EXERCISE OBJECTIVE —
Reproduce each line of the material exactly, minus any picture.

┌─ PROVIDED DATA

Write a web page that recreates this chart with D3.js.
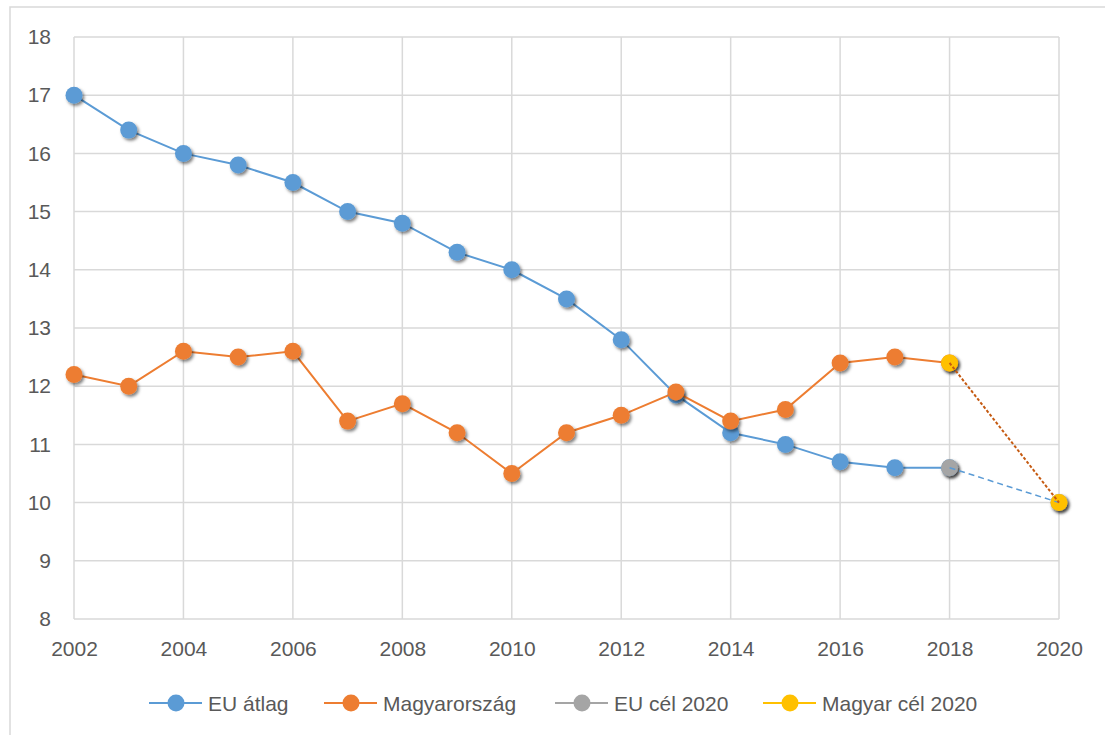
<!DOCTYPE html>
<html><head><meta charset="utf-8">
<script src="https://cdn.jsdelivr.net/npm/d3@7"></script>
<style>
html,body{margin:0;padding:0;background:#fff;}
svg{display:block;font-family:"Liberation Sans",Arial,sans-serif;}
</style></head>
<body>
<svg id="chart" width="1105" height="735"></svg>
<script>
// ---- data ----
const years = [2002,2003,2004,2005,2006,2007,2008,2009,2010,2011,2012,2013,2014,2015,2016,2017,2018];
const euAtlag = [17.0,16.4,16.0,15.8,15.5,15.0,14.8,14.3,14.0,13.5,12.8,11.85,11.2,11.0,10.7,10.6,10.6];
const magyarorszag = [12.2,12.0,12.6,12.5,12.6,11.4,11.7,11.2,10.5,11.2,11.5,11.9,11.4,11.6,12.4,12.5,12.4];
const celYears = [2018,2020];
const euCel2020 = [10.6,10.0];
const magyarCel2020 = [12.4,10.0];
const xTicks = [2002,2004,2006,2008,2010,2012,2014,2016,2018,2020];
const yTicks = [8,9,10,11,12,13,14,15,16,17,18];
const legendLabels = ["EU átlag","Magyarország","EU cél 2020","Magyar cél 2020"];

const C = {blue:"#5B9BD5", orange:"#ED7D31", grey:"#A5A5A5", yellow:"#FFC000", darkOrange:"#C55A11", text:"#595959", grid:"#D9D9D9"};

const svg = d3.select("#chart");
const defs = svg.append("defs");
const f = defs.append("filter").attr("id","sh").attr("x","-50%").attr("y","-50%").attr("width","200%").attr("height","200%");
f.append("feDropShadow").attr("dx",1.8).attr("dy",2.2).attr("stdDeviation",1.8).attr("flood-color","#000").attr("flood-opacity",0.5);

// outer border
svg.append("rect").attr("x",10).attr("y",7).attr("width",1110).attr("height",740)
  .attr("fill","none").attr("stroke",C.grid).attr("stroke-width",1.5);

const x = d3.scaleLinear().domain([2002,2020]).range([74,1059]);
const y = d3.scaleLinear().domain([8,18]).range([619,37]);

// gridlines
const g = svg.append("g");
g.selectAll(".hg").data(yTicks).join("line")
  .attr("x1",x(2002)).attr("x2",x(2020)).attr("y1",d=>y(d)).attr("y2",d=>y(d))
  .attr("stroke",C.grid).attr("stroke-width",1.5);
g.selectAll(".vg").data(xTicks).join("line")
  .attr("y1",y(8)).attr("y2",y(18)).attr("x1",d=>x(d)).attr("x2",d=>x(d))
  .attr("stroke",C.grid).attr("stroke-width",1.5);

// axes labels via d3 axes
const yAxis = svg.append("g").attr("transform",`translate(${x(2002)},0)`)
  .call(d3.axisLeft(y).tickValues(yTicks).tickSize(0).tickPadding(23).tickFormat(d3.format("d")));
const xAxis = svg.append("g").attr("transform",`translate(0,${y(8)})`)
  .call(d3.axisBottom(x).tickValues(xTicks).tickSize(0).tickPadding(22).tickFormat(d3.format("d")));
[yAxis,xAxis].forEach(a=>{
  a.select(".domain").remove();
  a.selectAll("text").attr("fill",C.text).style("font-size","21px").style("font-family","'Liberation Sans',Arial,sans-serif");
});

const line = d3.line().x(d=>x(d[0])).y(d=>y(d[1]));
const euPts = years.map((yr,i)=>[yr,euAtlag[i]]);
const huPts = years.map((yr,i)=>[yr,magyarorszag[i]]);
const euCelPts = celYears.map((yr,i)=>[yr,euCel2020[i]]);
const huCelPts = celYears.map((yr,i)=>[yr,magyarCel2020[i]]);

function series(pts,color){
  svg.append("path").datum(pts).attr("d",line).attr("fill","none").attr("stroke",color).attr("stroke-width",2);
  svg.append("g").selectAll("circle").data(pts).join("circle")
    .attr("cx",d=>x(d[0])).attr("cy",d=>y(d[1])).attr("r",8.5)
    .attr("fill",color).attr("filter","url(#sh)");
}
series(euPts,C.blue);
series(huPts,C.orange);

// target markers
svg.append("g").selectAll("circle").data([euCelPts[0]]).join("circle")
  .attr("cx",d=>x(d[0])).attr("cy",d=>y(d[1])).attr("r",8.5).attr("fill",C.grey).attr("filter","url(#sh)");
svg.append("g").selectAll("circle").data([euCelPts[1]]).join("circle")
  .attr("cx",d=>x(d[0])).attr("cy",d=>y(d[1])).attr("r",8.5).attr("fill",C.grey).attr("filter","url(#sh)");
svg.append("g").selectAll("circle").data(huCelPts).join("circle")
  .attr("cx",d=>x(d[0])).attr("cy",d=>y(d[1])).attr("r",8.5).attr("fill",C.yellow).attr("filter","url(#sh)");

// dashed target lines
svg.append("path").datum(euCelPts).attr("d",line).attr("fill","none")
  .attr("stroke",C.blue).attr("stroke-width",1.5).attr("stroke-dasharray","6,4");
svg.append("path").datum(huCelPts).attr("d",line).attr("fill","none")
  .attr("stroke",C.darkOrange).attr("stroke-width",2).attr("stroke-dasharray","3,2");

// legend
const legendColors = [C.blue,C.orange,C.grey,C.yellow];
const legendX = [149,324,555,763];
const lg = svg.append("g");
legendLabels.forEach((lab,i)=>{
  const lx = legendX[i], ly = 703;
  lg.append("line").attr("x1",lx).attr("x2",lx+53).attr("y1",ly).attr("y2",ly)
    .attr("stroke",legendColors[i]).attr("stroke-width",2);
  lg.append("circle").attr("cx",lx+27).attr("cy",ly).attr("r",8.5).attr("fill",legendColors[i]);
  lg.append("text").attr("x",lx+59).attr("y",ly).attr("dy","0.36em")
    .attr("fill",C.text).style("font-size","21px").text(lab);
});
</script>
</body></html>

└─

SOLUTION TO THIS TASK —
Write a web page that recreates this chart with D3.js.
<!DOCTYPE html>
<html><head><meta charset="utf-8">
<script src="https://cdn.jsdelivr.net/npm/d3@7"></script>
<style>
html,body{margin:0;padding:0;background:#fff;}
svg{display:block;font-family:"Liberation Sans",Arial,sans-serif;}
</style></head>
<body>
<svg id="chart" width="1105" height="735"></svg>
<script>
// ---- data ----
const years = [2002,2003,2004,2005,2006,2007,2008,2009,2010,2011,2012,2013,2014,2015,2016,2017,2018];
const euAtlag = [17.0,16.4,16.0,15.8,15.5,15.0,14.8,14.3,14.0,13.5,12.8,11.85,11.2,11.0,10.7,10.6,10.6];
const magyarorszag = [12.2,12.0,12.6,12.5,12.6,11.4,11.7,11.2,10.5,11.2,11.5,11.9,11.4,11.6,12.4,12.5,12.4];
const celYears = [2018,2020];
const euCel2020 = [10.6,10.0];
const magyarCel2020 = [12.4,10.0];
const xTicks = [2002,2004,2006,2008,2010,2012,2014,2016,2018,2020];
const yTicks = [8,9,10,11,12,13,14,15,16,17,18];
const legendLabels = ["EU átlag","Magyarország","EU cél 2020","Magyar cél 2020"];

const C = {blue:"#5B9BD5", orange:"#ED7D31", grey:"#A5A5A5", yellow:"#FFC000", darkOrange:"#C55A11", text:"#595959", grid:"#D9D9D9"};

const svg = d3.select("#chart");
const defs = svg.append("defs");
const f = defs.append("filter").attr("id","sh").attr("x","-50%").attr("y","-50%").attr("width","200%").attr("height","200%");
f.append("feDropShadow").attr("dx",1.8).attr("dy",2.2).attr("stdDeviation",1.8).attr("flood-color","#000").attr("flood-opacity",0.5);

// outer border
svg.append("rect").attr("x",10).attr("y",7).attr("width",1110).attr("height",740)
  .attr("fill","none").attr("stroke",C.grid).attr("stroke-width",1.5);

const x = d3.scaleLinear().domain([2002,2020]).range([74,1059]);
const y = d3.scaleLinear().domain([8,18]).range([619,37]);

// gridlines
const g = svg.append("g");
g.selectAll(".hg").data(yTicks).join("line")
  .attr("x1",x(2002)).attr("x2",x(2020)).attr("y1",d=>y(d)).attr("y2",d=>y(d))
  .attr("stroke",C.grid).attr("stroke-width",1.5);
g.selectAll(".vg").data(xTicks).join("line")
  .attr("y1",y(8)).attr("y2",y(18)).attr("x1",d=>x(d)).attr("x2",d=>x(d))
  .attr("stroke",C.grid).attr("stroke-width",1.5);

// axes labels via d3 axes
const yAxis = svg.append("g").attr("transform",`translate(${x(2002)},0)`)
  .call(d3.axisLeft(y).tickValues(yTicks).tickSize(0).tickPadding(23).tickFormat(d3.format("d")));
const xAxis = svg.append("g").attr("transform",`translate(0,${y(8)})`)
  .call(d3.axisBottom(x).tickValues(xTicks).tickSize(0).tickPadding(22).tickFormat(d3.format("d")));
[yAxis,xAxis].forEach(a=>{
  a.select(".domain").remove();
  a.selectAll("text").attr("fill",C.text).style("font-size","21px").style("font-family","'Liberation Sans',Arial,sans-serif");
});

const line = d3.line().x(d=>x(d[0])).y(d=>y(d[1]));
const euPts = years.map((yr,i)=>[yr,euAtlag[i]]);
const huPts = years.map((yr,i)=>[yr,magyarorszag[i]]);
const euCelPts = celYears.map((yr,i)=>[yr,euCel2020[i]]);
const huCelPts = celYears.map((yr,i)=>[yr,magyarCel2020[i]]);

function series(pts,color){
  svg.append("path").datum(pts).attr("d",line).attr("fill","none").attr("stroke",color).attr("stroke-width",2);
  svg.append("g").selectAll("circle").data(pts).join("circle")
    .attr("cx",d=>x(d[0])).attr("cy",d=>y(d[1])).attr("r",8.5)
    .attr("fill",color).attr("filter","url(#sh)");
}
series(euPts,C.blue);
series(huPts,C.orange);

// target markers
svg.append("g").selectAll("circle").data([euCelPts[0]]).join("circle")
  .attr("cx",d=>x(d[0])).attr("cy",d=>y(d[1])).attr("r",8.5).attr("fill",C.grey).attr("filter","url(#sh)");
svg.append("g").selectAll("circle").data([euCelPts[1]]).join("circle")
  .attr("cx",d=>x(d[0])).attr("cy",d=>y(d[1])).attr("r",8.5).attr("fill",C.grey).attr("filter","url(#sh)");
svg.append("g").selectAll("circle").data(huCelPts).join("circle")
  .attr("cx",d=>x(d[0])).attr("cy",d=>y(d[1])).attr("r",8.5).attr("fill",C.yellow).attr("filter","url(#sh)");

// dashed target lines
svg.append("path").datum(euCelPts).attr("d",line).attr("fill","none")
  .attr("stroke",C.blue).attr("stroke-width",1.5).attr("stroke-dasharray","6,4");
svg.append("path").datum(huCelPts).attr("d",line).attr("fill","none")
  .attr("stroke",C.darkOrange).attr("stroke-width",2).attr("stroke-dasharray","3,2");

// legend
const legendColors = [C.blue,C.orange,C.grey,C.yellow];
const legendX = [149,324,555,763];
const lg = svg.append("g");
legendLabels.forEach((lab,i)=>{
  const lx = legendX[i], ly = 703;
  lg.append("line").attr("x1",lx).attr("x2",lx+53).attr("y1",ly).attr("y2",ly)
    .attr("stroke",legendColors[i]).attr("stroke-width",2);
  lg.append("circle").attr("cx",lx+27).attr("cy",ly).attr("r",8.5).attr("fill",legendColors[i]);
  lg.append("text").attr("x",lx+59).attr("y",ly).attr("dy","0.36em")
    .attr("fill",C.text).style("font-size","21px").text(lab);
});
</script>
</body></html>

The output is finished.